New Report on Maternal Homicide Crisis: Myth-Making and Manbashing
"Pregnant women murdered at an alarming rate." "Killings of new, expectant mothers mount." "Many new or expectant mothers die violent deaths." "Violence trails expectant mothers." "Pregnant mothers often die of murder."
These headlines top a highly-publicized new series of articles by Donna St. George of the Washington Post. The series, which appeared in many major newspapers and media outlets this week, details an alleged epidemic of maternal homicide by male intimates.
The series powerfully depicts the tragedies of murdered expectant or new mothers. The mother-to-be killed the day her mother ordered the cake for her baby shower. The pregnant 14 year-old murdered by her 14 year-old ex-boyfriend. The bank manager killed because she wouldn’t convert to her husband’s religion before their twins were born. However, despite the emotion, alarm bells and blaring headlines, the series fails to build the case that maternal homicide is an epidemic, is on the rise, or is even a significant social problem.
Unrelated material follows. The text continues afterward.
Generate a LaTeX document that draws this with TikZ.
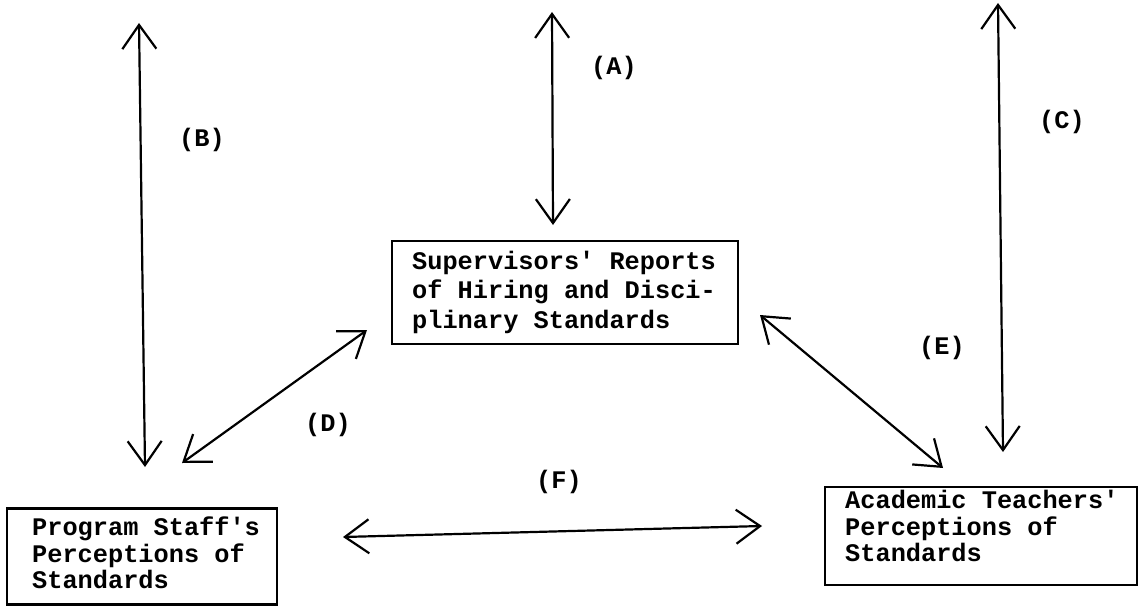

According to the Post’s numbers, there are about 100 documented murders of pregnant women in the United States each year. Yet according to the Centers for Disease Control, nearly four million women give birth each year. One out of 40,000 is not an epidemic. The Post speculates that the true number could be significantly higher but also notes that 30% of these killings are not related to childbearing, but instead involve drug dealing, robberies, errant gunfire, or other causes. And some pregnant women are killed by other women, as in the recent Missouri murder of Bobbie Jo Stinnett by a woman who cut her live baby from her womb.
St. George and others point to a Journal of the American Medical Association article which states that in Maryland a "pregnant or recently pregnant woman is more likely to be a victim of homicide than to die of any other cause." This sounds alarming until one considers that there are an average of eight murders of pregnant women each year in Maryland–alongside 75,000 live births.
St. George also cites a study by the Massachusetts Department of Public Health which allegedly showed murder to be the biggest cause of death for pregnant women and new mothers. When this study was released the Boston Globe summarized its findings as follows:
"Murder is the leading cause of death for Massachusetts mothers in the 21-month period from when they become pregnant until their babies reach their first birthday, according to a state review that shows domestic violence today is more dangerous than medical complications from childbirth."
However, when public health specialist Ned Holstein of the Mount Sinai School of Medicine examined the report, he found that murder was well down the list of alleged causes of maternal death. According to the study’s own data, the leading causes of death of pregnant or recently-pregnant women over a 10-year period were Medical conditions (152), Motor vehicle accidents (21), Domestic violence homicides (20), other homicides (10), and Miscellaneous (29). The epidemic of domestic violence-related homicides sweeping Massachusetts consists of an average of two deaths per year.
"The risk of murder by an intimate is extremely small, not an epidemic," says Holstein, a physician who also heads Fathers and Families of Massachusetts. "Although every death is tragic, murder of pregnant women simply does not rank as a significant public health problem."
St. George’s article series expresses commendable concern about battery of pregnant women but errs in claiming a link between domestic violence and pregnancy. According to longtime domestic violence researcher Richard J. Gelles, co-author of Behind Closed Doors, "to be pregnant alone doesn’t put a woman at risk."
"Women between the ages of 20 and 34 suffer the highest rate of domestic violence, and that is also the most likely age to be pregnant," he says. "Age is driving the risk, not pregnancy."
Unfortunately, alarmist claims of pregnant women being victimized by male partners are not new. For example, in 1993 Time magazine and many major newspapers reported that, according to the March of Dimes, domestic violence was the leading cause of birth defects. This claim was later found to be completely fictional, and was retracted by Time and others.
Similarly, the claim that "22 to 35 percent of women who visit medical emergency rooms are there for injuries related to domestic violence" has been echoed countless times by major media outlets and in politicians’ sound bytes. However, according to Emergency Room data collected by the Centers for Disease Control and the Justice Department, only about 1% of women’s injuries are inflicted by male intimates.
St. George uses anecdote and emotion in place of facts and research in order to find a mythical crisis of maternal homicide. It is another example of how legitimate concern for battered women often devolves into an alarmist and anti-male view of domestic violence and gender relations.